Era digital membuka ruang tanpa batas. Informasi mengalir deras, ide-ide bersilangan cepat, dan eksistensi seseorang tidak lagi hanya diukur dari keberadaannya di ruang fisik, tetapi juga dari kontribusinya di ruang maya. Di sinilah peran kader HMI diuji: mampukah kita menjadi pionir dalam menebarkan nilai-nilai Islam rahmatan lil ‘alamin melalui platform-platform digital?
Sebagai kader, kita tidak hanya dituntut untuk melek teknologi, tetapi juga cakap dalam menggunakannya untuk misi keummatan dan kebangsaan. Aktivisme tidak lagi terbatas pada ruang-ruang diskusi tatap muka; ia kini harus hidup di media sosial, dalam tulisan-tulisan reflektif, dalam gerakan digital yang tetap berakar pada nilai-nilai perjuangan HMI.

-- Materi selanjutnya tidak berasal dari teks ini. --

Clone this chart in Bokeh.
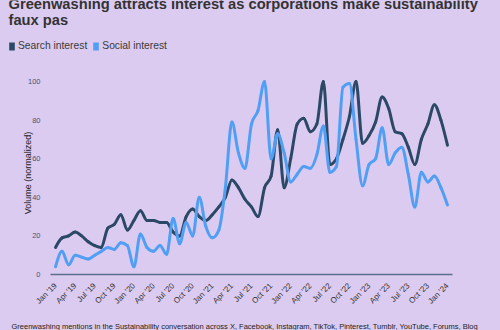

Dalam perjalanan ini, saya, Asep Maulana, percaya bahwa:
“Di tengah arus digitalisasi, kader HMI harus menjadi suluh yang menuntun arah, bukan buih yang hanyut tanpa tujuan.”
Kita harus hadir bukan hanya sebagai konsumen informasi, melainkan sebagai produsen gagasan. Mengisi ruang digital dengan narasi yang membangun, kritis, dan solutif. Menjadi pemantik peradaban yang beradab.
Menjadi kader HMI di era digitalisasi berarti kita harus mengasah intelektualitas kita, menjaga integritas kita, dan membangun jejaring seluas-luasnya tanpa kehilangan jati diri. Kita harus memahami bahwa teknologi hanyalah alat; nilai dan tujuan kitalah yang akan menentukan arah perjalanan.
Mari bersama-sama menjadikan era digital ini sebagai panggung untuk mempertegas eksistensi HMI, bukan hanya sebagai organisasi mahasiswa Islam tertua, tetapi juga sebagai pelopor perubahan di tengah dunia yang terus berubah.